>> start Records

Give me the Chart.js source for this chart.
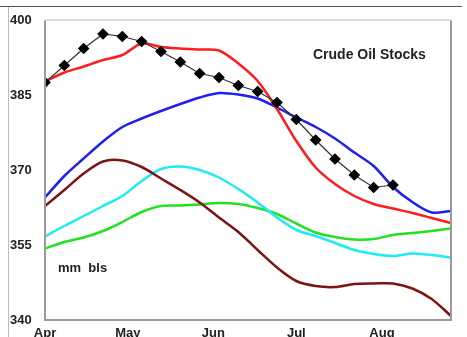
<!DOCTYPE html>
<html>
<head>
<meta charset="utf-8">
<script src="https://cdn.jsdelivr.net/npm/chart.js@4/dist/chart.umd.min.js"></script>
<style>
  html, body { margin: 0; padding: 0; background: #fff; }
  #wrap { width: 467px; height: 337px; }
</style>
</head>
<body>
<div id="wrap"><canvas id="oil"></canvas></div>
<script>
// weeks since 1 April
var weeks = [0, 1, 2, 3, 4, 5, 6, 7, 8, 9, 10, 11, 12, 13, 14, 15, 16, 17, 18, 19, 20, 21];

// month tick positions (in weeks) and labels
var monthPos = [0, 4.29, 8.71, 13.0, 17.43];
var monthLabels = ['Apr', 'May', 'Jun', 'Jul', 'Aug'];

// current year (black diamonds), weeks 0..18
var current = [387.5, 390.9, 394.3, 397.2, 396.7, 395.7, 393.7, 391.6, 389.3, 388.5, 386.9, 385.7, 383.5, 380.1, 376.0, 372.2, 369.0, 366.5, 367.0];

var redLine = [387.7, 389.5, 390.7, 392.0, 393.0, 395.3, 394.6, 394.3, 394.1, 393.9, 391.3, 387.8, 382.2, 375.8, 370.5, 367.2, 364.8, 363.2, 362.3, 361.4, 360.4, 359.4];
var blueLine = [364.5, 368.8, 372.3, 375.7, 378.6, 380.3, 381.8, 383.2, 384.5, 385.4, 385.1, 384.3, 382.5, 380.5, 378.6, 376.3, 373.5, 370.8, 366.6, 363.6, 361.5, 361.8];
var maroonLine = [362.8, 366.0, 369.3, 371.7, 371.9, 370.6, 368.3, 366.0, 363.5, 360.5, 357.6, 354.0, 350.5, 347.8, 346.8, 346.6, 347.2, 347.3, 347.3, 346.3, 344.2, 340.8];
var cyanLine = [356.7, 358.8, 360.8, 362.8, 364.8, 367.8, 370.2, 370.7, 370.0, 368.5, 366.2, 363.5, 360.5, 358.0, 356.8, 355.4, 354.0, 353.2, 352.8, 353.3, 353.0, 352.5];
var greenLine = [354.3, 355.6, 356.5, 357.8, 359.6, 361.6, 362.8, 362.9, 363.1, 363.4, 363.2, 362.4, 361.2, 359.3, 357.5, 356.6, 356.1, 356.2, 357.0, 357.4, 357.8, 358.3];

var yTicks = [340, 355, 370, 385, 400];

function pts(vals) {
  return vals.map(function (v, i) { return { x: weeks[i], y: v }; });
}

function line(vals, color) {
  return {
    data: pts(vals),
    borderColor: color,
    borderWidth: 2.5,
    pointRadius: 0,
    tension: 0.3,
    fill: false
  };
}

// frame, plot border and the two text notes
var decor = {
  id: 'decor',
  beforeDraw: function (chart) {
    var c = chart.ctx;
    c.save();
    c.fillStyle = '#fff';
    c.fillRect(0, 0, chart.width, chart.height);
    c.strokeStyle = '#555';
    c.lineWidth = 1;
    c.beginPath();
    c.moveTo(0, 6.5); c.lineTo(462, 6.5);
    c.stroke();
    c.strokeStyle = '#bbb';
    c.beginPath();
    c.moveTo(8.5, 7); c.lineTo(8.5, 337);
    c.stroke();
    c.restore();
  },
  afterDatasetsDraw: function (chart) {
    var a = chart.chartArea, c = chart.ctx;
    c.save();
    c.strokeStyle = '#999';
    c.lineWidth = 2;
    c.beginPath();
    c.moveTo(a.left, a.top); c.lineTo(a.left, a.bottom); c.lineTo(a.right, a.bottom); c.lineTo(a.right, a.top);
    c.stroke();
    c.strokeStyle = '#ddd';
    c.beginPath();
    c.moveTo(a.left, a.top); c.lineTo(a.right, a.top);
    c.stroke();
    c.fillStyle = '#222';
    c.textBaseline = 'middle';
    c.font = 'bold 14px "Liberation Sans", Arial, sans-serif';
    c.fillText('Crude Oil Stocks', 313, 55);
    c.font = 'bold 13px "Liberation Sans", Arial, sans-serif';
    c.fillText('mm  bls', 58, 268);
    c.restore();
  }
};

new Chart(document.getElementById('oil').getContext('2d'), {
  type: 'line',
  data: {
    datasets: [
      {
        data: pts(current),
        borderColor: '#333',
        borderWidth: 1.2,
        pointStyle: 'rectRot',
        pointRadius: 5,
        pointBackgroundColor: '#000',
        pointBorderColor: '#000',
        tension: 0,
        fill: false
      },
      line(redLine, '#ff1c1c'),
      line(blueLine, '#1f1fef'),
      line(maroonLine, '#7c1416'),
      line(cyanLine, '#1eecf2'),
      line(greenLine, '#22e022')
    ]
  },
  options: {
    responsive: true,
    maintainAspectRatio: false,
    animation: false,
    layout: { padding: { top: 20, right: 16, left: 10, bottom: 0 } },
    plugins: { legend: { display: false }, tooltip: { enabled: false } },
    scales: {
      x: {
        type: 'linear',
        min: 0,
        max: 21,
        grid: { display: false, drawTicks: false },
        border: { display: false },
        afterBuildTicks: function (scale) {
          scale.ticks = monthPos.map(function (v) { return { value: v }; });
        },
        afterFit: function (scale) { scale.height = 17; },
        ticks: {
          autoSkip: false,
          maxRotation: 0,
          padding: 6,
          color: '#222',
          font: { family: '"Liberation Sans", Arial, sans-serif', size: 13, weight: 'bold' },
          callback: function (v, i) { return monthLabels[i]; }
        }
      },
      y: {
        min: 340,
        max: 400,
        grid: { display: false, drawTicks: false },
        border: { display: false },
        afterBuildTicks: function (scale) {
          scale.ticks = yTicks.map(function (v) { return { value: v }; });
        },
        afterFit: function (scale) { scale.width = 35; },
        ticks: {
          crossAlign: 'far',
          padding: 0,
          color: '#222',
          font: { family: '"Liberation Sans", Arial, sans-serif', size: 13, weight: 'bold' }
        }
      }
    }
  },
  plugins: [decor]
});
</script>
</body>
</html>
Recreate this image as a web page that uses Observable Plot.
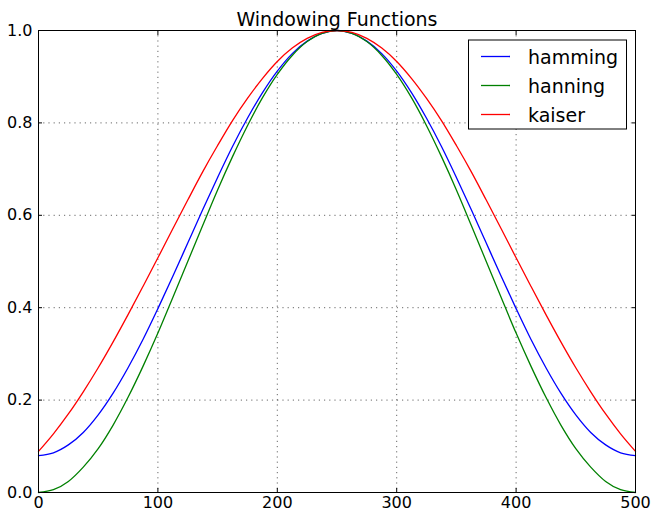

>> end Records

### Exercise objective
Working from the material above, transcribe it exactly while omitting pictures.

### Full output
Give me the Chart.js source for this chart.
<!DOCTYPE html>
<html>
<head>
<meta charset="utf-8">
<script src="https://cdn.jsdelivr.net/npm/chart.js@4/dist/chart.umd.min.js"></script>
<style>
  html, body { margin: 0; padding: 0; background: #fff; }
  #wrap { width: 467px; height: 337px; }
</style>
</head>
<body>
<div id="wrap"><canvas id="oil"></canvas></div>
<script>
// weeks since 1 April
var weeks = [0, 1, 2, 3, 4, 5, 6, 7, 8, 9, 10, 11, 12, 13, 14, 15, 16, 17, 18, 19, 20, 21];

// month tick positions (in weeks) and labels
var monthPos = [0, 4.29, 8.71, 13.0, 17.43];
var monthLabels = ['Apr', 'May', 'Jun', 'Jul', 'Aug'];

// current year (black diamonds), weeks 0..18
var current = [387.5, 390.9, 394.3, 397.2, 396.7, 395.7, 393.7, 391.6, 389.3, 388.5, 386.9, 385.7, 383.5, 380.1, 376.0, 372.2, 369.0, 366.5, 367.0];

var redLine = [387.7, 389.5, 390.7, 392.0, 393.0, 395.3, 394.6, 394.3, 394.1, 393.9, 391.3, 387.8, 382.2, 375.8, 370.5, 367.2, 364.8, 363.2, 362.3, 361.4, 360.4, 359.4];
var blueLine = [364.5, 368.8, 372.3, 375.7, 378.6, 380.3, 381.8, 383.2, 384.5, 385.4, 385.1, 384.3, 382.5, 380.5, 378.6, 376.3, 373.5, 370.8, 366.6, 363.6, 361.5, 361.8];
var maroonLine = [362.8, 366.0, 369.3, 371.7, 371.9, 370.6, 368.3, 366.0, 363.5, 360.5, 357.6, 354.0, 350.5, 347.8, 346.8, 346.6, 347.2, 347.3, 347.3, 346.3, 344.2, 340.8];
var cyanLine = [356.7, 358.8, 360.8, 362.8, 364.8, 367.8, 370.2, 370.7, 370.0, 368.5, 366.2, 363.5, 360.5, 358.0, 356.8, 355.4, 354.0, 353.2, 352.8, 353.3, 353.0, 352.5];
var greenLine = [354.3, 355.6, 356.5, 357.8, 359.6, 361.6, 362.8, 362.9, 363.1, 363.4, 363.2, 362.4, 361.2, 359.3, 357.5, 356.6, 356.1, 356.2, 357.0, 357.4, 357.8, 358.3];

var yTicks = [340, 355, 370, 385, 400];

function pts(vals) {
  return vals.map(function (v, i) { return { x: weeks[i], y: v }; });
}

function line(vals, color) {
  return {
    data: pts(vals),
    borderColor: color,
    borderWidth: 2.5,
    pointRadius: 0,
    tension: 0.3,
    fill: false
  };
}

// frame, plot border and the two text notes
var decor = {
  id: 'decor',
  beforeDraw: function (chart) {
    var c = chart.ctx;
    c.save();
    c.fillStyle = '#fff';
    c.fillRect(0, 0, chart.width, chart.height);
    c.strokeStyle = '#555';
    c.lineWidth = 1;
    c.beginPath();
    c.moveTo(0, 6.5); c.lineTo(462, 6.5);
    c.stroke();
    c.strokeStyle = '#bbb';
    c.beginPath();
    c.moveTo(8.5, 7); c.lineTo(8.5, 337);
    c.stroke();
    c.restore();
  },
  afterDatasetsDraw: function (chart) {
    var a = chart.chartArea, c = chart.ctx;
    c.save();
    c.strokeStyle = '#999';
    c.lineWidth = 2;
    c.beginPath();
    c.moveTo(a.left, a.top); c.lineTo(a.left, a.bottom); c.lineTo(a.right, a.bottom); c.lineTo(a.right, a.top);
    c.stroke();
    c.strokeStyle = '#ddd';
    c.beginPath();
    c.moveTo(a.left, a.top); c.lineTo(a.right, a.top);
    c.stroke();
    c.fillStyle = '#222';
    c.textBaseline = 'middle';
    c.font = 'bold 14px "Liberation Sans", Arial, sans-serif';
    c.fillText('Crude Oil Stocks', 313, 55);
    c.font = 'bold 13px "Liberation Sans", Arial, sans-serif';
    c.fillText('mm  bls', 58, 268);
    c.restore();
  }
};

new Chart(document.getElementById('oil').getContext('2d'), {
  type: 'line',
  data: {
    datasets: [
      {
        data: pts(current),
        borderColor: '#333',
        borderWidth: 1.2,
        pointStyle: 'rectRot',
        pointRadius: 5,
        pointBackgroundColor: '#000',
        pointBorderColor: '#000',
        tension: 0,
        fill: false
      },
      line(redLine, '#ff1c1c'),
      line(blueLine, '#1f1fef'),
      line(maroonLine, '#7c1416'),
      line(cyanLine, '#1eecf2'),
      line(greenLine, '#22e022')
    ]
  },
  options: {
    responsive: true,
    maintainAspectRatio: false,
    animation: false,
    layout: { padding: { top: 20, right: 16, left: 10, bottom: 0 } },
    plugins: { legend: { display: false }, tooltip: { enabled: false } },
    scales: {
      x: {
        type: 'linear',
        min: 0,
        max: 21,
        grid: { display: false, drawTicks: false },
        border: { display: false },
        afterBuildTicks: function (scale) {
          scale.ticks = monthPos.map(function (v) { return { value: v }; });
        },
        afterFit: function (scale) { scale.height = 17; },
        ticks: {
          autoSkip: false,
          maxRotation: 0,
          padding: 6,
          color: '#222',
          font: { family: '"Liberation Sans", Arial, sans-serif', size: 13, weight: 'bold' },
          callback: function (v, i) { return monthLabels[i]; }
        }
      },
      y: {
        min: 340,
        max: 400,
        grid: { display: false, drawTicks: false },
        border: { display: false },
        afterBuildTicks: function (scale) {
          scale.ticks = yTicks.map(function (v) { return { value: v }; });
        },
        afterFit: function (scale) { scale.width = 35; },
        ticks: {
          crossAlign: 'far',
          padding: 0,
          color: '#222',
          font: { family: '"Liberation Sans", Arial, sans-serif', size: 13, weight: 'bold' }
        }
      }
    }
  },
  plugins: [decor]
});
</script>
</body>
</html>
Recreate this image as a web page that uses Observable Plot.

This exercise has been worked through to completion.